Als sie mit dem Programm begonnen hätten in Haifa, sei es für die Jugendlichen schwierig gewesen, sich zu finden, denn das soziale Leben in der Stadt sei sehr segregiert, erklärt Edgar Bloch von der NGO «coexistences».

Schritt für Schritt und vor allem dank der Reise in die Schweiz sind sie sich näher gekommen, die Unterschiede sind verblasst. In Israel fühlten sie sich wie Angehörige zweier verschiedener Kulturen, sagt Yasmin. Aber in der Schweiz hätten sie sich der gleichen Kultur angehörig gefühlt: «Die Schweizer waren die mit der anderen Kultur. Wir waren wie eine Familie.»

Die Zukunft ändern

«Man muss versuchen und zuhören, bevor man urteilt», erklärt Abeer. Yasmin will allen zeigen, dass Araber und Juden Freunde sein können: «Wir können zusammen sein, weil wir gleich sind.»

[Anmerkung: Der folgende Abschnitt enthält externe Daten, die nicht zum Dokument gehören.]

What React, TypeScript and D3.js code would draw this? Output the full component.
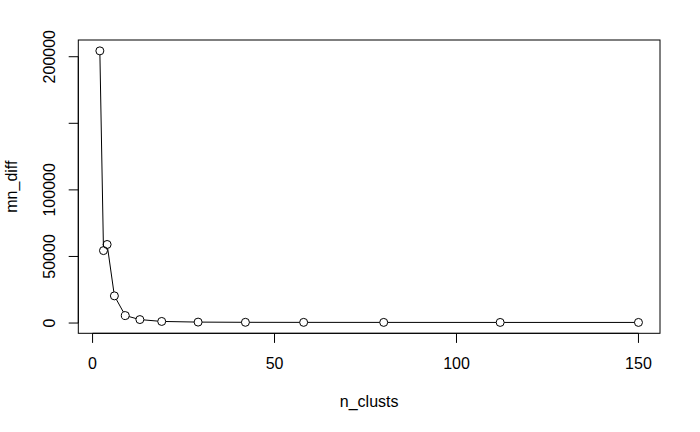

Alle Schülerinnen finden, dass der Konflikt zwischen Israel und Palästina Freundschaften nicht verhindere. Wenn sie so nebeneinandersitzen, sind die Unterschiede zwischen ihnen verschwunden.

«Ich kann die Vergangenheit nicht ändern. Aber ich kann die Zukunft ändern», sagt Shaked. «Es ist meine Verantwortung, meine Meinung zu zeigen, wählen zu gehen, zu demonstrieren, und andere zu sensibilisieren», sagt sie.

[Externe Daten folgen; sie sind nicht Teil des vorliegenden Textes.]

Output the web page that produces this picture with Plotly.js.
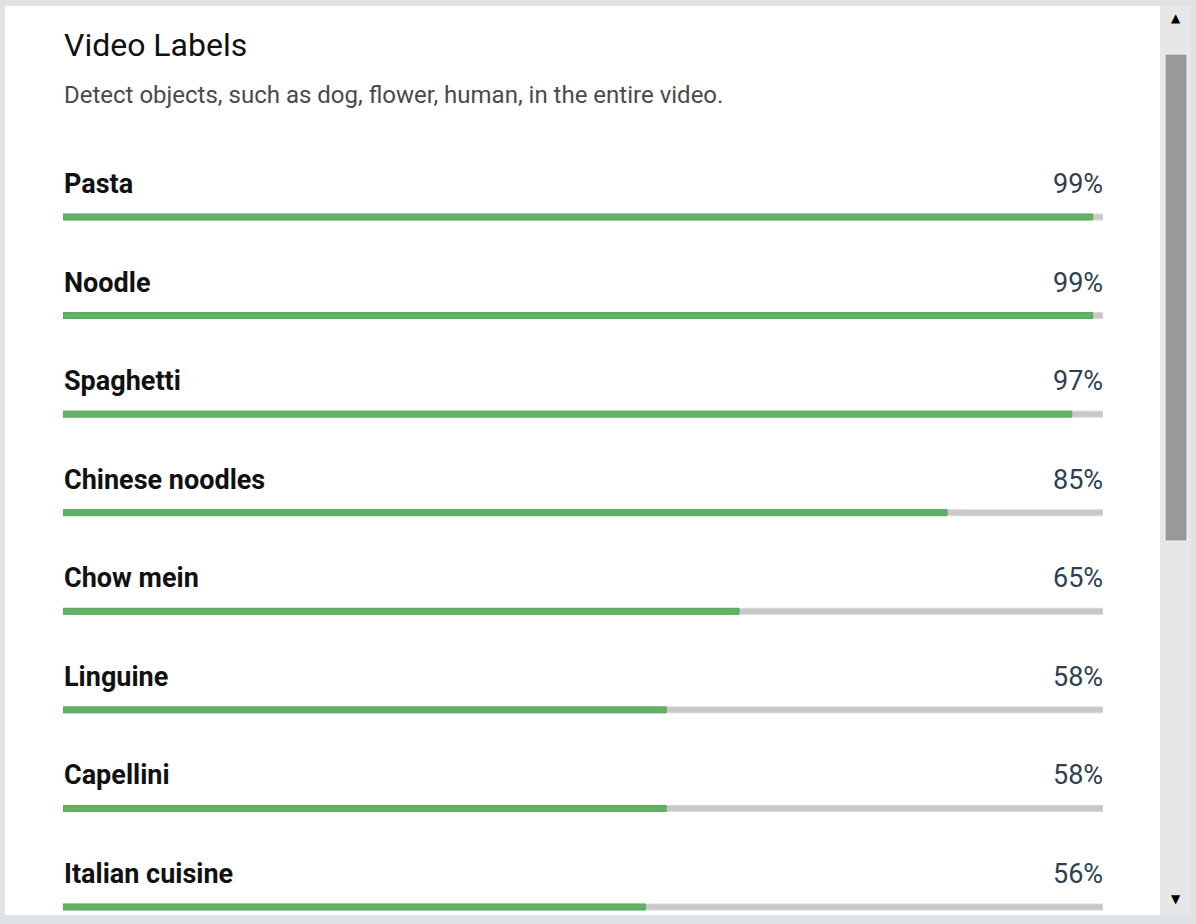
<!DOCTYPE html>
<html>
<head>
<meta charset="utf-8">
<script src="https://cdn.plot.ly/plotly-3.0.1.min.js"></script>
<style>
  html, body { margin: 0; padding: 0; background: #dfe3e6; }
  #chart { width: 1196px; height: 924px; }
</style>
</head>
<body>
<div id="chart"></div>
<script>
// Label confidence, top to bottom
const labels = ['Pasta', 'Noodle', 'Spaghetti', 'Chinese noodles', 'Chow mein',
                'Linguine', 'Capellini', 'Italian cuisine'];
const scores = [99, 99, 97, 85, 65, 58, 58, 56];
const trackMax = labels.map(() => 100);

const titleText = 'Video Labels';
const subtitleText = 'Detect objects, such as dog, flower, human, in the entire video.';

// plot area spans the bar track: 63px .. 1103px, full height
const W = 1196, H = 924, L = 63, R = 93;
const px = v => (v - L) / (W - L - R);
const py = v => 1 - v / H;

const font = 'Roboto, "Noto Sans", sans-serif';

const traces = [
  {
    type: 'bar', orientation: 'h',
    y: labels, x: trackMax,
    width: 0.06,
    marker: { color: '#c8c8c8', line: { color: '#d6d6d6', width: 1 } },
    hoverinfo: 'skip',
  },
  {
    type: 'bar', orientation: 'h',
    y: labels, x: scores,
    width: 0.06,
    marker: { color: '#62b266', line: { color: '#55a75a', width: 1 } },
    hoverinfo: 'skip',
  },
];

const annotations = [];
labels.forEach((lab, i) => {
  annotations.push({
    xref: 'paper', yref: 'y', x: 0, y: lab, yshift: 33, xshift: 0,
    xanchor: 'left', yanchor: 'middle', showarrow: false, borderpad: 0,
    text: '<b>' + lab + '</b>',
    font: { family: font, size: 27, color: '#111111' },
  });
  annotations.push({
    xref: 'paper', yref: 'y', x: 1, y: lab, yshift: 33, xshift: 1,
    xanchor: 'right', yanchor: 'middle', showarrow: false, borderpad: 0,
    text: scores[i] + '%',
    font: { family: font, size: 27, color: '#2e3f4f' },
  });
});

annotations.push({
  xref: 'paper', yref: 'paper', x: 0, y: py(45),
  xanchor: 'left', yanchor: 'middle', showarrow: false, borderpad: 0,
  text: titleText,
  font: { family: font, size: 32, color: '#111111' },
});
annotations.push({
  xref: 'paper', yref: 'paper', x: 0, y: py(95),
  xanchor: 'left', yanchor: 'middle', showarrow: false, borderpad: 0,
  text: subtitleText,
  font: { family: font, size: 24, color: '#4a4a4a' },
});
// scrollbar arrows
annotations.push({
  xref: 'paper', yref: 'paper', x: px(1176), y: py(18),
  xanchor: 'center', yanchor: 'middle', showarrow: false,
  text: '▲', font: { family: 'DejaVu Sans', size: 12, color: '#000' },
});
annotations.push({
  xref: 'paper', yref: 'paper', x: px(1176), y: py(899),
  xanchor: 'center', yanchor: 'middle', showarrow: false,
  text: '▼', font: { family: 'DejaVu Sans', size: 12, color: '#000' },
});

const shapes = [
  // white panel
  { type: 'rect', layer: 'below', xref: 'paper', yref: 'paper',
    x0: px(5), x1: px(1160), y0: py(915), y1: py(6),
    fillcolor: '#ffffff', line: { width: 0 } },
  // scrollbar track
  { type: 'rect', layer: 'below', xref: 'paper', yref: 'paper',
    x0: px(1160), x1: px(1191), y0: py(915), y1: py(6),
    fillcolor: '#e7e7e7', line: { width: 0 } },
  // scrollbar thumb
  { type: 'rect', layer: 'below', xref: 'paper', yref: 'paper',
    x0: px(1165), x1: px(1187), y0: py(541), y1: py(54),
    fillcolor: '#999999', line: { color: '#f4f4f4', width: 1 } },
];

// category 0 sits at 217px, 98.57px per row
const rowPx = (907 - 217) / 7;
const layout = {
  width: W, height: H,
  margin: { t: 0, r: R, b: 0, l: L, pad: 0 },
  paper_bgcolor: '#dfe3e6',
  plot_bgcolor: 'rgba(0,0,0,0)',
  barmode: 'overlay',
  showlegend: false,
  xaxis: { range: [0, 100], visible: false, fixedrange: true },
  yaxis: {
    type: 'category', categoryarray: labels, visible: false, fixedrange: true,
    range: [(labels.length - 1) + (H - 907) / rowPx, -217 / rowPx],
  },
  shapes: shapes,
  annotations: annotations,
};

Plotly.newPlot('chart', traces, layout, { displayModeBar: false, staticPlot: true });
</script>
</body>
</html>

Im nächsten Jahr wollen die Schülerinnen ein Projekt in ihren Gemeinden lancieren und weitergeben, was sie voneinander gelernt haben.

Keine einfache Lösung

Haifa ist eine offene Stadt wo Juden und Araber zusammenleben. Aber das ist nicht überall in Israel so. Haifa sei nicht Jerusalem, sagen die Mädchen.

Alle zehn wünschen sich für beide Seiten ein Leben in Frieden, Freiheit und Sicherheit. Wie in der Schweiz, sagen sie. Neben der Schokolade und dem Fondue schätzten sie in der Schweiz vor allem die Bewegungsfreiheit. «Es ist so einfach, über die Grenze zu kommen. In Israel müssen wir immer sehr lange warten», erzählt Yasmin.

Shaked weiss, dass die Mädchen kein «Wundermittel» für den Nahost-Konflikt gefunden haben. Aber sie weiss auch, dass ein friedliches Zusammenleben möglich ist.

Dafür setzt sich die NGO «coexistences» ein: Sie wurde 2007 gegründet und empfängt jedes Jahr rund drei solcher Gruppen in der Schweiz. Mehrere hundert Israelis und Palästinenser haben sich so auf neutralem Terrain treffen und kennenlernen können. (sda)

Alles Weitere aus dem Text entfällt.